> _BRIEF_:
Print the listing from its top line through the line containing "2.5cm] (days) at", nothing more, and leave out the pictures.

> _DATA EXTRACT_:

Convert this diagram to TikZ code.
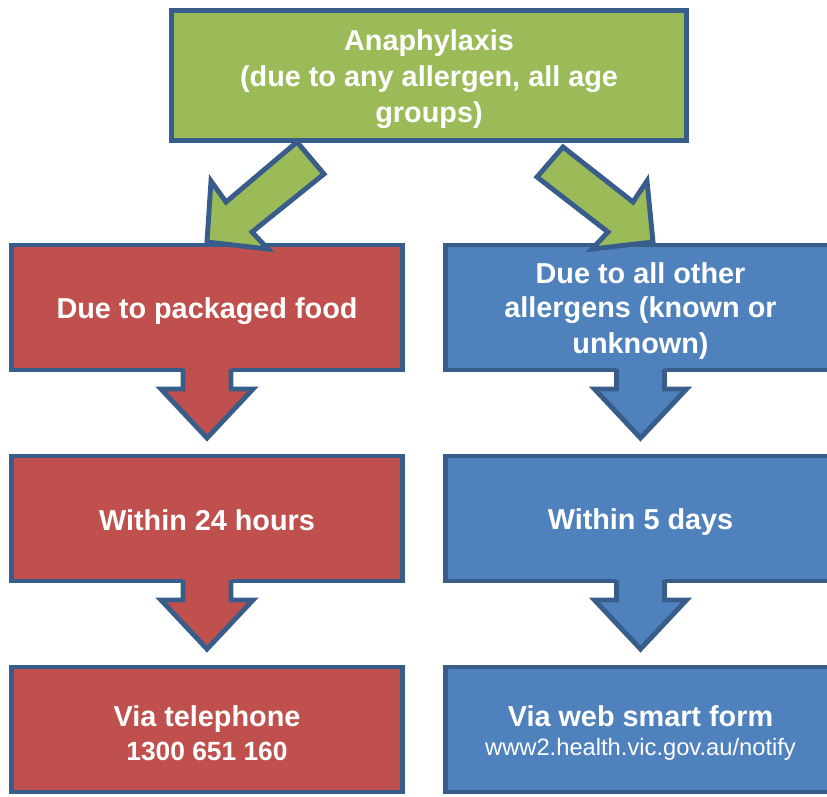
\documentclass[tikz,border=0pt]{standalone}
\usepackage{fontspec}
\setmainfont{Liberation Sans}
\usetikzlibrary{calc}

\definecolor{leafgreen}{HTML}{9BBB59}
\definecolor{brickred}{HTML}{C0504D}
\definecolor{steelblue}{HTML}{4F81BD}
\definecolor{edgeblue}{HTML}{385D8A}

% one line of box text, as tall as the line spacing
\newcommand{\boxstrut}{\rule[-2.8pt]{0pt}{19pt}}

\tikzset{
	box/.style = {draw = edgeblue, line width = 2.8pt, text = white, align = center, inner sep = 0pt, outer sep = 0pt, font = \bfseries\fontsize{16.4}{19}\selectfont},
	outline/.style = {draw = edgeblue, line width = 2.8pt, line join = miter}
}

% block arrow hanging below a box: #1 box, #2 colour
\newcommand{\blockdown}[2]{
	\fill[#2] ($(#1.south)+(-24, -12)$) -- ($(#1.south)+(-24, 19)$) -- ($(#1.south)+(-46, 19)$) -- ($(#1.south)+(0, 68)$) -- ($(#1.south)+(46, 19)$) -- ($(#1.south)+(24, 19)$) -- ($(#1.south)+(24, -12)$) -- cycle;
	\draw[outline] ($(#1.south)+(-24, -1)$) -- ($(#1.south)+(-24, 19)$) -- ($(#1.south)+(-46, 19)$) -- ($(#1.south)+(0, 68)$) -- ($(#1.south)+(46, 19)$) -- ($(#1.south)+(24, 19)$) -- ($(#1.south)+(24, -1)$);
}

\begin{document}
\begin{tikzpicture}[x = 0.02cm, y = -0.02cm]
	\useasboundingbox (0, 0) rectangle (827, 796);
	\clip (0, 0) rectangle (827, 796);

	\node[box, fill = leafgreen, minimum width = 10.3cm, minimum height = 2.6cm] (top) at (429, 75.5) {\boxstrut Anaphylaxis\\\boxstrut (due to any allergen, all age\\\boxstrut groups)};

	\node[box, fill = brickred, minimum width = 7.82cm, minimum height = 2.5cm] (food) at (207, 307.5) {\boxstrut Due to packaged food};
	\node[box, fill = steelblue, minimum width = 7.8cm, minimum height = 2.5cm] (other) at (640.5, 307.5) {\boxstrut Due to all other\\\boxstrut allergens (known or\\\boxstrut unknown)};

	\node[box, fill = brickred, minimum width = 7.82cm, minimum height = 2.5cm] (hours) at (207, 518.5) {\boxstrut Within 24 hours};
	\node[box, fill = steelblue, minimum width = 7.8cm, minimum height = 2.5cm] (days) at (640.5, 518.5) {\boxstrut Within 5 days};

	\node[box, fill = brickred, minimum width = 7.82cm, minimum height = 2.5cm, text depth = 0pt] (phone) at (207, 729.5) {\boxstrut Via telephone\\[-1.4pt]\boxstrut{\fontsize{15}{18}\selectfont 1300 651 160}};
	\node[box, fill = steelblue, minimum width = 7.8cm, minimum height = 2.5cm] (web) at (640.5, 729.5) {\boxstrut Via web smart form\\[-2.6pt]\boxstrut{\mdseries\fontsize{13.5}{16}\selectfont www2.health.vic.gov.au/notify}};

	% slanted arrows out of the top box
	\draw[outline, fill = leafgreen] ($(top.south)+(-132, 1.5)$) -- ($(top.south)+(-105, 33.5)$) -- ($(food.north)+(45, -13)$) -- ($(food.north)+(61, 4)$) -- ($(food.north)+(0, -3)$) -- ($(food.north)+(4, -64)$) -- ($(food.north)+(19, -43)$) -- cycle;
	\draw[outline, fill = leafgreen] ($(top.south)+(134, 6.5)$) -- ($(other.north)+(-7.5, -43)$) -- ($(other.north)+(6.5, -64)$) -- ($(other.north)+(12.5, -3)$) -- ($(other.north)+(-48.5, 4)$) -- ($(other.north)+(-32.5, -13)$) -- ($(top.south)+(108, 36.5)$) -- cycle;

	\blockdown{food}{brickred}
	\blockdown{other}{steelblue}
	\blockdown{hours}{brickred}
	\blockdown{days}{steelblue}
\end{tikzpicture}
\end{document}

> _COMPLETE RESPONSE_:
Convert this diagram to TikZ code.
\documentclass[tikz,border=0pt]{standalone}
\usepackage{fontspec}
\setmainfont{Liberation Sans}
\usetikzlibrary{calc}

\definecolor{leafgreen}{HTML}{9BBB59}
\definecolor{brickred}{HTML}{C0504D}
\definecolor{steelblue}{HTML}{4F81BD}
\definecolor{edgeblue}{HTML}{385D8A}

% one line of box text, as tall as the line spacing
\newcommand{\boxstrut}{\rule[-2.8pt]{0pt}{19pt}}

\tikzset{
	box/.style = {draw = edgeblue, line width = 2.8pt, text = white, align = center, inner sep = 0pt, outer sep = 0pt, font = \bfseries\fontsize{16.4}{19}\selectfont},
	outline/.style = {draw = edgeblue, line width = 2.8pt, line join = miter}
}

% block arrow hanging below a box: #1 box, #2 colour
\newcommand{\blockdown}[2]{
	\fill[#2] ($(#1.south)+(-24, -12)$) -- ($(#1.south)+(-24, 19)$) -- ($(#1.south)+(-46, 19)$) -- ($(#1.south)+(0, 68)$) -- ($(#1.south)+(46, 19)$) -- ($(#1.south)+(24, 19)$) -- ($(#1.south)+(24, -12)$) -- cycle;
	\draw[outline] ($(#1.south)+(-24, -1)$) -- ($(#1.south)+(-24, 19)$) -- ($(#1.south)+(-46, 19)$) -- ($(#1.south)+(0, 68)$) -- ($(#1.south)+(46, 19)$) -- ($(#1.south)+(24, 19)$) -- ($(#1.south)+(24, -1)$);
}

\begin{document}
\begin{tikzpicture}[x = 0.02cm, y = -0.02cm]
	\useasboundingbox (0, 0) rectangle (827, 796);
	\clip (0, 0) rectangle (827, 796);

	\node[box, fill = leafgreen, minimum width = 10.3cm, minimum height = 2.6cm] (top) at (429, 75.5) {\boxstrut Anaphylaxis\\\boxstrut (due to any allergen, all age\\\boxstrut groups)};

	\node[box, fill = brickred, minimum width = 7.82cm, minimum height = 2.5cm] (food) at (207, 307.5) {\boxstrut Due to packaged food};
	\node[box, fill = steelblue, minimum width = 7.8cm, minimum height = 2.5cm] (other) at (640.5, 307.5) {\boxstrut Due to all other\\\boxstrut allergens (known or\\\boxstrut unknown)};

	\node[box, fill = brickred, minimum width = 7.82cm, minimum height = 2.5cm] (hours) at (207, 518.5) {\boxstrut Within 24 hours};
	\node[box, fill = steelblue, minimum width = 7.8cm, minimum height = 2.5cm] (days) at (640.5, 518.5) {\boxstrut Within 5 days};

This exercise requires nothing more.